April 30, 1903 (9th Parliament, 3rd Session)


Andrew Broder

Conservative (1867-1942)


It is serious to relate that enough people are scarcely staying upon the soil in Canada to attend to the ordinary avocation of agriculture. The tendency in this country is to send the boys to the professions. Perhaps the well to do farmer is anxious to have one or other of his boys in a profession, and having a little spare money, and that sort of thing, he wishes to educate his boy, and that leads to some extent to the present condition of things. But what I want to say is this : That if
the Department of Agriculture takes up this question, and through an educational process makes the farm home more attractive, there will be less young men leaving the farm. We look too much at the farmer from the standpoint of whether everything pays or not. But there is this I will say on his behalf : There is no class of people who are as sure of employment for themselves and their families as are the farmers. That is the first great consideration.

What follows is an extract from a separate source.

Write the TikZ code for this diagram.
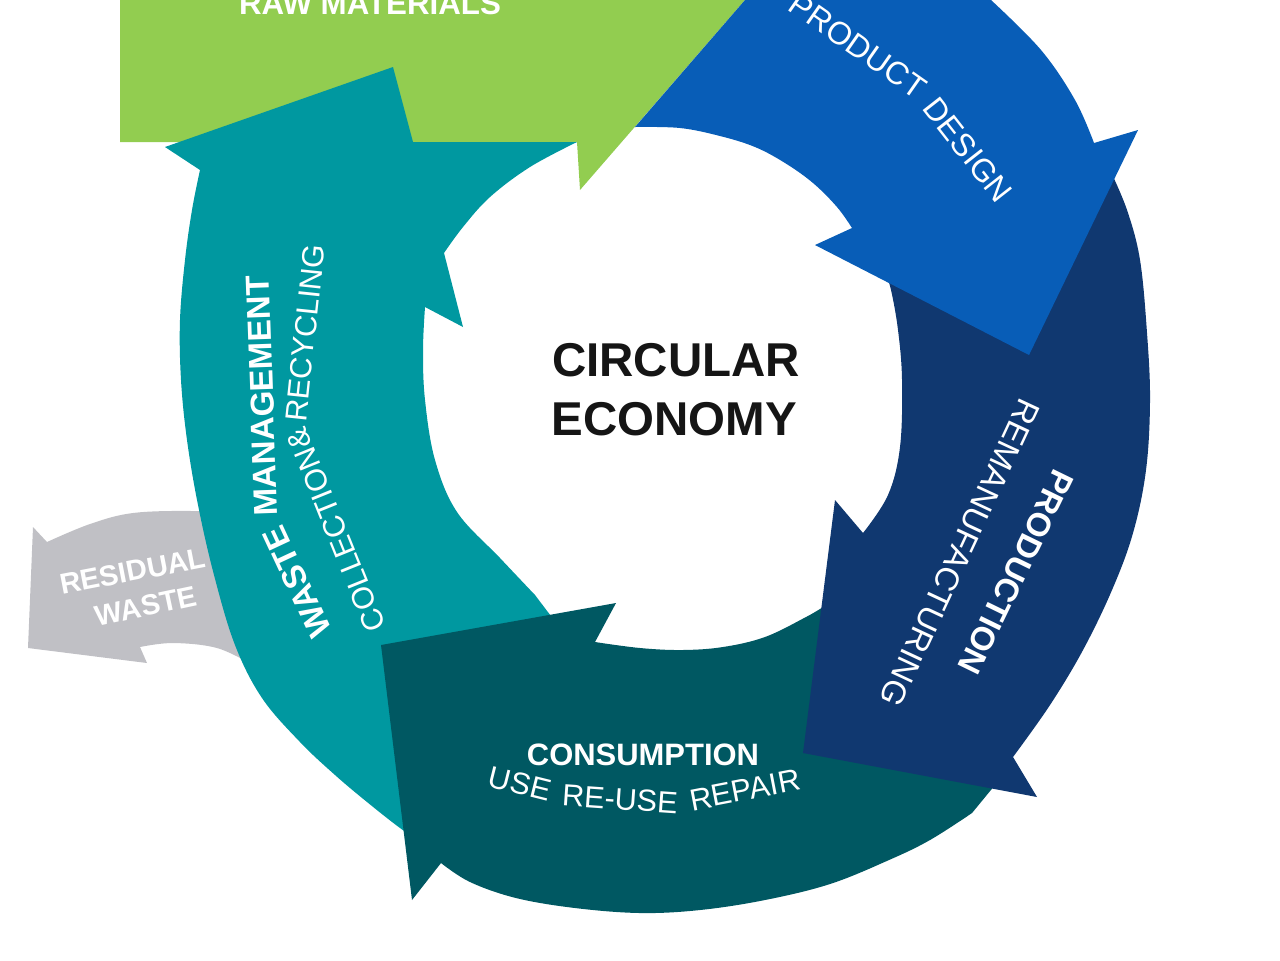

There is no other profession in which employment is so sure. And while our friend (Mr. Grant) yonder was talking about the farmer's income from his investment, and the manufacturer's income from his investment, he lost sight of this very significant fact: that when the balance of the account is made up the farmer has lived about the best of any man in the community. He and his family have lived well ; they have had the best butter and eggs and cheese and bread, and the best of everything-they sell you fellows the rest.